5. Forgetting that signers do not need to be co-located. A common misconception is that multisig signing requires gathering all the devices in one room. It does not. The coordinator can produce a partial transaction (PSBT) that you sign on Device 1 at home, then email or USB-transfer to a co-signer 1,000 miles away who signs on Device 2, then back to you to broadcast. Multisig is not a logistical anchor.
How multisig differs from Shamir Secret Sharing
You will see “SLIP-39” or “Shamir Backup” advertised on some hardware wallets (notably Trezor). It looks similar — you split your seed into multiple shares, any threshold of which reconstructs the seed — but it is fundamentally different and weaker than multisig for most threats.
Shamir splits one seed into multiple parts. To spend, you reassemble the parts in one place, reconstructing the original seed. That moment of reassembly is a single point of failure: anyone who can observe or compromise the device during reassembly gets the full seed. Multisig never reconstructs anything; the keys remain separate forever, and signing happens piece by piece.
For inheritance and pure backup — “I want my heirs to be able to combine three pieces of paper to recover my seed” — Shamir is a reasonable tool. For active security against theft, multisig is the stronger choice.
Should you use multisig?
If you can answer yes to all of the following, you are a candidate. If not, stay single-sig until the answers shift.
Have you been comfortably self-custodying for at least 6 months on a single hardware wallet?
Is your Bitcoin holding large enough that a total loss would meaningfully change your life?
Do you have access to at least two genuinely separate physical locations where keys can live?
Are you willing to do a full recovery dry-run before depositing serious funds?
Do you have a written plan that someone you trust can follow if you are incapacitated?
If yes across the board, the time and complexity cost is worth the upgrade. If you are still building toward yes, your job today is to nail single-sig, build the muscle memory, and revisit this article in six months.
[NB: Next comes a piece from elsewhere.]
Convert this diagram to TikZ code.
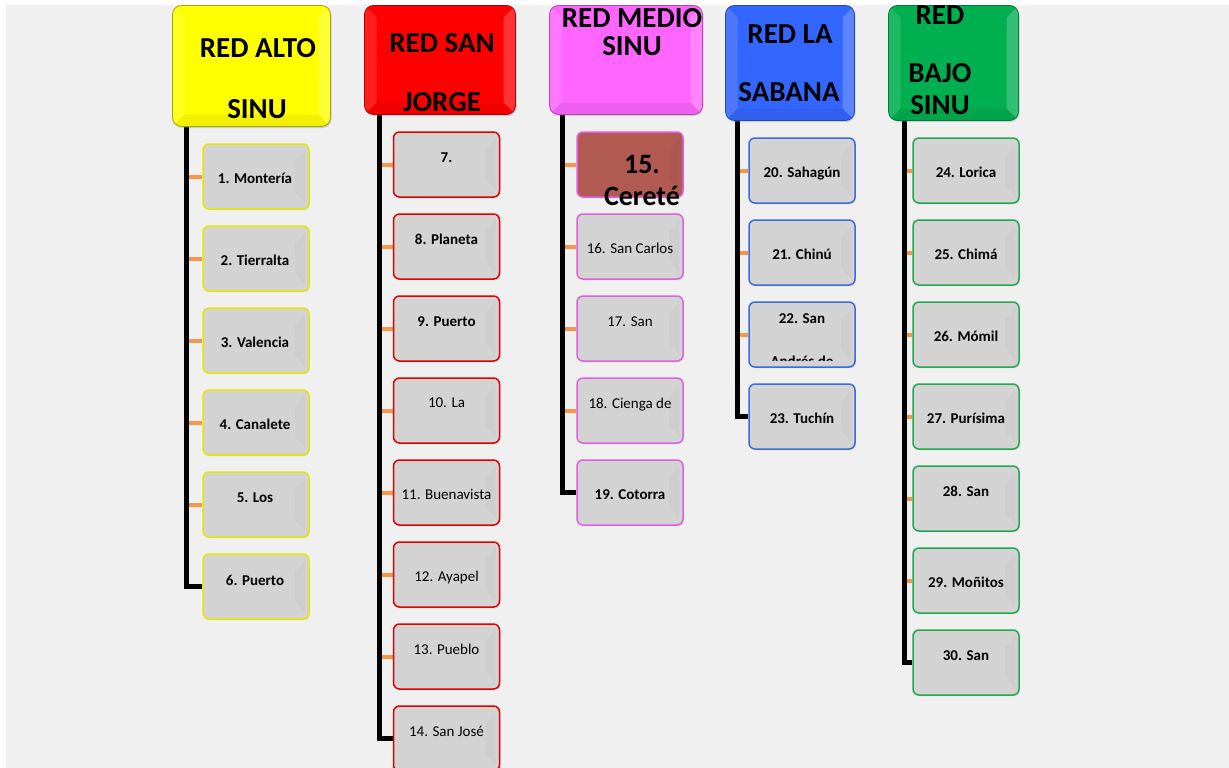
\documentclass[tikz,border=0pt]{standalone}
\usepackage{fontspec}
\setmainfont{Carlito}
\usetikzlibrary{calc,shadows}
\definecolor{bgc}{HTML}{F0F0F0}
\definecolor{cyel}{HTML}{FFFF00}
\definecolor{cred}{HTML}{FF0000}
\definecolor{cmag}{HTML}{FF66FF}
\definecolor{cblu}{HTML}{3366FF}
\definecolor{cgrn}{HTML}{00B050}
\definecolor{byel}{HTML}{E6E600}
\definecolor{bred}{HTML}{E00000}
\definecolor{bmag}{HTML}{E060E0}
\definecolor{bblu}{HTML}{3A6BE0}
\definecolor{bgrn}{HTML}{22A850}
\definecolor{cfill}{HTML}{D3D3D3}
\definecolor{brown15}{HTML}{B05A52}
\definecolor{stubc}{HTML}{F7964A}
\pgfdeclarelayer{back}
\pgfdeclarelayer{lines}
\pgfsetlayers{back,lines,main}
\begin{document}
\begin{tikzpicture}[x=1pt,y=-1pt,
  header/.style={draw=#1, line width=0.8pt, rounded corners=9pt, inner sep=0pt,
    drop shadow={opacity=0.3,shadow xshift=1pt,shadow yshift=-1.5pt},
    path picture={
      \fill[white,opacity=0.12,sharp corners] (path picture bounding box.north west) -- ([xshift=12pt,yshift=-12pt]path picture bounding box.north west) -- ([xshift=12pt,yshift=12pt]path picture bounding box.south west) -- (path picture bounding box.south west) -- cycle;
      \fill[white,opacity=0.2,sharp corners] (path picture bounding box.north east) -- ([xshift=-12pt,yshift=-12pt]path picture bounding box.north east) -- ([xshift=-12pt,yshift=12pt]path picture bounding box.south east) -- (path picture bounding box.south east) -- cycle;
      \fill[black,opacity=0.06,sharp corners] (path picture bounding box.south west) -- ([xshift=12pt,yshift=12pt]path picture bounding box.south west) -- ([xshift=-12pt,yshift=12pt]path picture bounding box.south east) -- (path picture bounding box.south east) -- cycle;
    }},
  child/.style={draw=#1, line width=1.5pt, fill=cfill, rounded corners=6pt,
    minimum width=106pt, minimum height=65pt, inner sep=0pt,
    drop shadow={opacity=0.25,shadow xshift=0.8pt,shadow yshift=-1pt},
    path picture={
      \fill[black,opacity=0.02,sharp corners] ([xshift=-4pt,yshift=-6pt]path picture bounding box.north east) -- ([xshift=-14pt,yshift=-18pt]path picture bounding box.north east) -- ([xshift=-14pt,yshift=18pt]path picture bounding box.south east) -- ([xshift=-4pt,yshift=6pt]path picture bounding box.south east) -- cycle;
    }},
  htext/.style={font=\fontsize{29}{32}\selectfont\bfseries, anchor=base, inner sep=0pt},
  ctb/.style={font=\fontsize{15}{18}\selectfont\bfseries, anchor=base, inner sep=0pt},
  ctr/.style={font=\fontsize{15}{18}\selectfont, anchor=base, inner sep=0pt},
  trunk/.style={line width=5pt, black},
  stub/.style={line width=4pt, stubc}
]
\useasboundingbox (0,0) rectangle (1229,768);
\begin{pgfonlayer}{back}
\fill[white] (0,0) rectangle (1229,768);
\fill[bgc] (6,5) rectangle (1229,768);
\end{pgfonlayer}

% ---------- headers ----------
\node[header=cyel!65!black, fill=cyel, minimum width=158pt, minimum height=121pt] (h1) at (251.5,66) {};
\node[header=cred!70!black, fill=cred, minimum width=151pt, minimum height=109pt] (h2) at (440,60) {};
\node[header=cmag!70!black, fill=cmag, minimum width=153pt, minimum height=109pt] (h3) at (626,60) {};
\node[header=cblu!70!black, fill=cblu, minimum width=129pt, minimum height=115pt] (h4) at (790,63) {};
\node[header=cgrn!70!black, fill=cgrn, minimum width=130pt, minimum height=115pt] (h5) at (953.5,63) {};

\node[htext] (h1a) at (258,58) {RED ALTO};
\node[htext] (h1b) at (257,118) {SINU};
\node[htext] (h2a) at (442,53) {RED SAN};
\node[htext] (h2b) at (442,111) {JORGE};
\node[htext] (h3a) at (632,28) {RED MEDIO};
\node[htext] (h3b) at (632,56) {SINU};
\node[htext] (h4a) at (790,44) {RED LA};
\node[htext] (h4b) at (789,102) {SABANA};
\node[htext] (h5a) at (940,25) {RED};
\node[htext] (h5b) at (940,83) {BAJO};
\node[htext] (h5c) at (940,114) {SINU};

% ---------- column 1 ----------
\node[child=byel] (c1) at (256,176.5) {};
\node[child=byel] (c2) at (256,258.5) {};
\node[child=byel] (c3) at (256,340.5) {};
\node[child=byel] (c4) at (256,422.5) {};
\node[child=byel] (c5) at (256,504.5) {};
\node[child=byel] (c6) at (256,586.5) {};
\node[ctb] (c1t) at ($(c1.center)+(-1,6.5)$) {1. Montería};
\node[ctb] (c2t) at ($(c2.center)+(-1,6.5)$) {2. Tierralta};
\node[ctb] (c3t) at ($(c3.center)+(-1,6.5)$) {3. Valencia};
\node[ctb] (c4t) at ($(c4.center)+(-1,6.5)$) {4. Canalete};
\node[ctb] (c5t) at ($(c5.north)+(-1,31)$) {5. Los};
\node[ctb] (c6t) at ($(c6.center)+(-1,-1)$) {6. Puerto};

% ---------- column 2 ----------
\node[child=bred] (d7) at (446.5,164.5) {};
\node[child=bred] (d8) at (446.5,246.5) {};
\node[child=bred] (d9) at (446.5,328.5) {};
\node[child=bred] (d10) at (446.5,410.5) {};
\node[child=bred] (d11) at (446.5,492.5) {};
\node[child=bred] (d12) at (446.5,574.5) {};
\node[child=bred] (d13) at (446.5,656.5) {};
\node[child=bred] (d14) at (446.5,738.5) {};
\node[ctb] (d7t) at ($(d7.north)+(0,31)$) {7.};
\node[ctb] (d8t) at ($(d8.north)+(0,31)$) {8. Planeta};
\node[ctb] (d9t) at ($(d9.north)+(0,31)$) {9. Puerto};
\node[ctr] (d10t) at ($(d10.north)+(0,30)$) {10. La};
\node[ctr] (d11t) at ($(d11.center)+(0,6.5)$) {11. Buenavista};
\node[ctr] (d12t) at ($(d12.center)+(0,6.5)$) {12. Ayapel};
\node[ctr] (d13t) at ($(d13.north)+(0,31)$) {13. Pueblo};
\node[ctr] (d14t) at ($(d14.north)+(0,31)$) {14. San José};

% ---------- column 3 ----------
\node[child=bmag, fill=brown15] (e15) at (630,164.5) {};
\node[child=bmag] (e16) at (630,246.5) {};
\node[child=bmag] (e17) at (630,328.5) {};
\node[child=bmag] (e18) at (630,410.5) {};
\node[child=bmag] (e19) at (630,492.5) {};
\node[htext, font=\fontsize{28}{30}\selectfont\bfseries] (e15a) at (642,173) {15.};
\node[htext, font=\fontsize{28}{30}\selectfont\bfseries] (e15b) at (642,205) {Cereté};
\node[ctr] (e16t) at ($(e16.center)+(0,6.5)$) {16. San Carlos};
\node[ctr] (e17t) at ($(e17.north)+(0,31)$) {17. San};
\node[ctr] (e18t) at ($(e18.north)+(0,31)$) {18. Cienga de};
\node[ctb] (e19t) at ($(e19.center)+(0,6.5)$) {19. Cotorra};

% ---------- column 4 ----------
\node[child=bblu] (f20) at (802,170.5) {};
\node[child=bblu] (f21) at (802,252.5) {};
\node[child=bblu] (f22) at (802,334.5) {};
\node[child=bblu] (f23) at (802,416.5) {};
\node[ctb] (f20t) at ($(f20.center)+(0,6.5)$) {20. Sahagún};
\node[ctb] (f21t) at ($(f21.center)+(0,6.5)$) {21. Chinú};
\node[ctb] (f22t) at ($(f22.north)+(0,22)$) {22. San};
\begin{scope}
\clip (748,301) rectangle (856,360.5);
\node[ctb] (f22u) at ($(f22.north)+(0,366)-(0,301)$) {Andrés de};
\end{scope}
\node[ctb] (f23t) at ($(f23.center)+(0,6.5)$) {23. Tuchín};

% ---------- column 5 ----------
\node[child=bgrn] (g24) at (966,170.5) {};
\node[child=bgrn] (g25) at (966,252.5) {};
\node[child=bgrn] (g26) at (966,334.5) {};
\node[child=bgrn] (g27) at (966,416.5) {};
\node[child=bgrn] (g28) at (966,498.5) {};
\node[child=bgrn] (g29) at (966,580.5) {};
\node[child=bgrn] (g30) at (966,662.5) {};
\node[ctb] (g24t) at ($(g24.center)+(0,6.5)$) {24. Lorica};
\node[ctb] (g25t) at ($(g25.center)+(0,6.5)$) {25. Chimá};
\node[ctb] (g26t) at ($(g26.center)+(0,6.5)$) {26. Mómil};
\node[ctb] (g27t) at ($(g27.center)+(0,6.5)$) {27. Purísima};
\node[ctb] (g28t) at ($(g28.north)+(0,31)$) {28. San};
\node[ctb] (g29t) at ($(g29.center)+(0,6.5)$) {29. Moñitos};
\node[ctb] (g30t) at ($(g30.north)+(0,31)$) {30. San};

% ---------- connectors ----------
\begin{pgfonlayer}{lines}
\coordinate (t1) at ($(h1.south west)+(14,0)$);
\coordinate (t2) at ($(h2.south west)+(15,0)$);
\coordinate (t3) at ($(h3.south west)+(13,0)$);
\coordinate (t4) at ($(h4.south west)+(12,0)$);
\coordinate (t5) at ($(h5.south west)+(16,0)$);
\foreach \c in {c1,c2,c3,c4,c5} \draw[stub] (\c.west) -- (\c.west -| t1);
\foreach \c in {d7,d8,d9,d10,d11,d12,d13} \draw[stub] (\c.west) -- (\c.west -| t2);
\foreach \c in {e15,e16,e17,e18} \draw[stub] (\c.west) -- (\c.west -| t3);
\foreach \c in {f20,f21,f22} \draw[stub] (\c.west) -- (\c.west -| t4);
\foreach \c in {g24,g25,g26,g27,g28,g29} \draw[stub] (\c.west) -- (\c.west -| t5);
\draw[trunk] (t1) |- (c6.west);
\draw[trunk] (t2) |- (d14.west);
\draw[trunk] (t3) |- (e19.west);
\draw[trunk] (t4) |- (f23.west);
\draw[trunk] (t5) |- (g30.west);
\end{pgfonlayer}
\end{tikzpicture}
\end{document}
The shortest possible summary
Multisig requires multiple keys to spend. The standard setup is 2-of-3.
It removes single points of failure for both theft and accidental loss.
It is the right tool for long-term cold storage of meaningful sums, household Bitcoin, and treasury holdings.
It is the wrong tool if you are still learning, hold small amounts, or cannot store keys in genuinely separate locations.
Use Sparrow or Nunchuk for self-managed setups. Use Unchained or Casa if you want a third-party recovery agent.
Back up the wallet descriptor in multiple places. Mix hardware wallet brands. Test the recovery path before depositing real money.
Multisig is one of Bitcoin’s genuine superpowers — a level of self-custody security that is simply not possible with traditional financial assets. It rewards patience and preparation; it punishes shortcuts.